Exercise |
Give back the full listing verbatim, apart from its images.
>> start Data
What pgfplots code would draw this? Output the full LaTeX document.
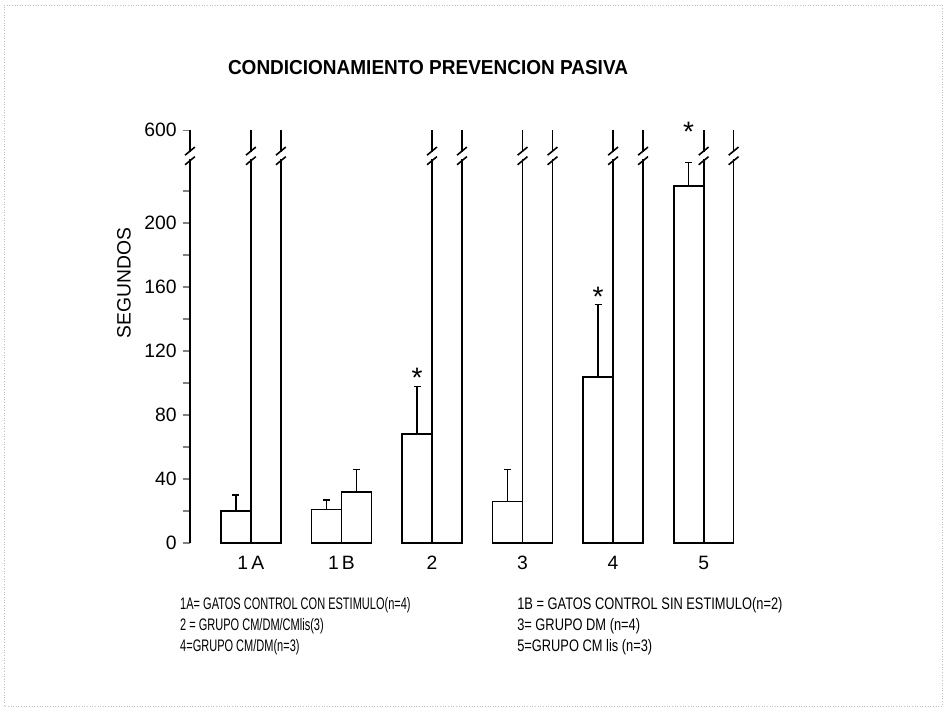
\documentclass[border=0pt]{standalone}
\usepackage{fontspec}
\setmainfont{Liberation Sans}
\usepackage{pgfplots}
\pgfplotsset{compat=1.18}

\begin{document}
\begin{tikzpicture}[x=0.02cm,y=0.02cm]
\path[use as bounding box] (0,0) rectangle (946,711);
\draw[gray!50, densely dotted, line width=0.5pt] (4,5) rectangle (942,706);

\begin{axis}[
    at={(3.8cm,3.36cm)}, anchor=south west, scale only axis,
    width=11.0cm, height=8.256cm,
    xmin=-0.673, xmax=5.4,
    ymin=0, ymax=258,
    clip mode=individual,
    axis y line=left, axis x line=bottom,
    axis line style={-},
    y axis line style={line width=1.3pt},
    x axis line style={draw=none},
    xtick={0,1,2,3,4,5},
    xticklabels={1\,A,1\,B,2,3,4,5},
    xtick style={draw=none},
    ytick={0,40,80,120,160,200,258},
    yticklabels={0,40,80,120,160,200,600},
    minor ytick={20,60,100,140,180,220},
    tick align=outside,
    major tick length=4pt, minor tick length=4pt,
    ytick style={line width=0.8pt},
    ticklabel style={font=\fontsize{11}{13}\selectfont},
]
% short bars, left of each pair
\addplot[ybar, bar width=0.331, bar shift=0pt, fill=white, draw=black, line width=1pt,
    error bars/.cd, y dir=plus, y explicit,
    error bar style={line width=0.8pt},
    error mark options={rotate=90, mark size=2pt, line width=0.8pt}]
coordinates {
    (-0.1655,20) +- (0,10)
    (0.8345,21)  +- (0,6)
    (1.8345,68)  +- (0,30)
    (2.8345,26)  +- (0,20)
    (3.8345,104) +- (0,45)
    (4.8345,223) +- (0,15)
};
% right bar of group 1B
\addplot[ybar, bar width=0.331, bar shift=0pt, fill=white, draw=black, line width=1pt,
    error bars/.cd, y dir=plus, y explicit,
    error bar style={line width=0.8pt},
    error mark options={rotate=90, mark size=2pt, line width=0.8pt}]
coordinates {(1.1655,32) +- (0,14)};
% right bars that reach 600 s (top cut by the axis)
\addplot[ybar, bar width=0.331, bar shift=0pt, fill=white, draw=black, line width=1pt]
coordinates {(0.1655,280) (2.1655,280) (3.1655,280) (4.1655,280) (5.1655,280)};

% axis breaks
\pgfplotsinvokeforeach{-0.673,0,0.331,2,2.331,3,3.331,4,4.331,5,5.331}{
  \fill[white] ([xshift=-3pt]axis cs:#1,239.8) rectangle ([xshift=3pt]axis cs:#1,244.2);
  \draw[line width=0.9pt] ([xshift=-2.8pt,yshift=-2.3pt]axis cs:#1,239) -- ([xshift=2.8pt,yshift=2.3pt]axis cs:#1,239);
  \draw[line width=0.9pt] ([xshift=-2.8pt,yshift=-2.3pt]axis cs:#1,245) -- ([xshift=2.8pt,yshift=2.3pt]axis cs:#1,245);
}

% significance marks
\node[font=\fontsize{16}{16}\selectfont, inner sep=0pt, yshift=-3.5pt] at (axis cs:1.8345,107) {*};
\node[font=\fontsize{16}{16}\selectfont, inner sep=0pt, yshift=-3.5pt] at (axis cs:3.8345,158) {*};
\node[font=\fontsize{16}{16}\selectfont, inner sep=0pt, yshift=-3.5pt] at (axis cs:4.8345,261) {*};
\end{axis}

\node[font=\bfseries\fontsize{11.5}{13}\selectfont, xscale=0.94] at (428,643) {CONDICIONAMIENTO PREVENCION PASIVA};
\node[rotate=90, font=\fontsize{11}{13}\selectfont] at (124,428) {SEGUNDOS};

\begin{scope}[every node/.style={anchor=west, inner sep=0pt, font=\fontsize{9.5}{11}\selectfont}]
\node[xscale=0.66] at (180,106) {1A= GATOS CONTROL CON ESTIMULO(n=4)};
\node[xscale=0.66] at (180,85)  {2 = GRUPO CM/DM/CMlis(3)};
\node[xscale=0.66] at (180,64)  {4=GRUPO CM/DM(n=3)};
\node[xscale=0.77] at (517,106) {1B = GATOS CONTROL SIN ESTIMULO(n=2)};
\node[xscale=0.77] at (517,85)  {3= GRUPO DM (n=4)};
\node[xscale=0.77] at (517,64)  {5=GRUPO CM lis (n=3)};
\end{scope}
\end{tikzpicture}
\end{document}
>> end Data
Response for this exercise |
What pgfplots code would draw this? Output the full LaTeX document.
\documentclass[border=0pt]{standalone}
\usepackage{fontspec}
\setmainfont{Liberation Sans}
\usepackage{pgfplots}
\pgfplotsset{compat=1.18}

\begin{document}
\begin{tikzpicture}[x=0.02cm,y=0.02cm]
\path[use as bounding box] (0,0) rectangle (946,711);
\draw[gray!50, densely dotted, line width=0.5pt] (4,5) rectangle (942,706);

\begin{axis}[
    at={(3.8cm,3.36cm)}, anchor=south west, scale only axis,
    width=11.0cm, height=8.256cm,
    xmin=-0.673, xmax=5.4,
    ymin=0, ymax=258,
    clip mode=individual,
    axis y line=left, axis x line=bottom,
    axis line style={-},
    y axis line style={line width=1.3pt},
    x axis line style={draw=none},
    xtick={0,1,2,3,4,5},
    xticklabels={1\,A,1\,B,2,3,4,5},
    xtick style={draw=none},
    ytick={0,40,80,120,160,200,258},
    yticklabels={0,40,80,120,160,200,600},
    minor ytick={20,60,100,140,180,220},
    tick align=outside,
    major tick length=4pt, minor tick length=4pt,
    ytick style={line width=0.8pt},
    ticklabel style={font=\fontsize{11}{13}\selectfont},
]
% short bars, left of each pair
\addplot[ybar, bar width=0.331, bar shift=0pt, fill=white, draw=black, line width=1pt,
    error bars/.cd, y dir=plus, y explicit,
    error bar style={line width=0.8pt},
    error mark options={rotate=90, mark size=2pt, line width=0.8pt}]
coordinates {
    (-0.1655,20) +- (0,10)
    (0.8345,21)  +- (0,6)
    (1.8345,68)  +- (0,30)
    (2.8345,26)  +- (0,20)
    (3.8345,104) +- (0,45)
    (4.8345,223) +- (0,15)
};
% right bar of group 1B
\addplot[ybar, bar width=0.331, bar shift=0pt, fill=white, draw=black, line width=1pt,
    error bars/.cd, y dir=plus, y explicit,
    error bar style={line width=0.8pt},
    error mark options={rotate=90, mark size=2pt, line width=0.8pt}]
coordinates {(1.1655,32) +- (0,14)};
% right bars that reach 600 s (top cut by the axis)
\addplot[ybar, bar width=0.331, bar shift=0pt, fill=white, draw=black, line width=1pt]
coordinates {(0.1655,280) (2.1655,280) (3.1655,280) (4.1655,280) (5.1655,280)};

% axis breaks
\pgfplotsinvokeforeach{-0.673,0,0.331,2,2.331,3,3.331,4,4.331,5,5.331}{
  \fill[white] ([xshift=-3pt]axis cs:#1,239.8) rectangle ([xshift=3pt]axis cs:#1,244.2);
  \draw[line width=0.9pt] ([xshift=-2.8pt,yshift=-2.3pt]axis cs:#1,239) -- ([xshift=2.8pt,yshift=2.3pt]axis cs:#1,239);
  \draw[line width=0.9pt] ([xshift=-2.8pt,yshift=-2.3pt]axis cs:#1,245) -- ([xshift=2.8pt,yshift=2.3pt]axis cs:#1,245);
}

% significance marks
\node[font=\fontsize{16}{16}\selectfont, inner sep=0pt, yshift=-3.5pt] at (axis cs:1.8345,107) {*};
\node[font=\fontsize{16}{16}\selectfont, inner sep=0pt, yshift=-3.5pt] at (axis cs:3.8345,158) {*};
\node[font=\fontsize{16}{16}\selectfont, inner sep=0pt, yshift=-3.5pt] at (axis cs:4.8345,261) {*};
\end{axis}

\node[font=\bfseries\fontsize{11.5}{13}\selectfont, xscale=0.94] at (428,643) {CONDICIONAMIENTO PREVENCION PASIVA};
\node[rotate=90, font=\fontsize{11}{13}\selectfont] at (124,428) {SEGUNDOS};

\begin{scope}[every node/.style={anchor=west, inner sep=0pt, font=\fontsize{9.5}{11}\selectfont}]
\node[xscale=0.66] at (180,106) {1A= GATOS CONTROL CON ESTIMULO(n=4)};
\node[xscale=0.66] at (180,85)  {2 = GRUPO CM/DM/CMlis(3)};
\node[xscale=0.66] at (180,64)  {4=GRUPO CM/DM(n=3)};
\node[xscale=0.77] at (517,106) {1B = GATOS CONTROL SIN ESTIMULO(n=2)};
\node[xscale=0.77] at (517,85)  {3= GRUPO DM (n=4)};
\node[xscale=0.77] at (517,64)  {5=GRUPO CM lis (n=3)};
\end{scope}
\end{tikzpicture}
\end{document}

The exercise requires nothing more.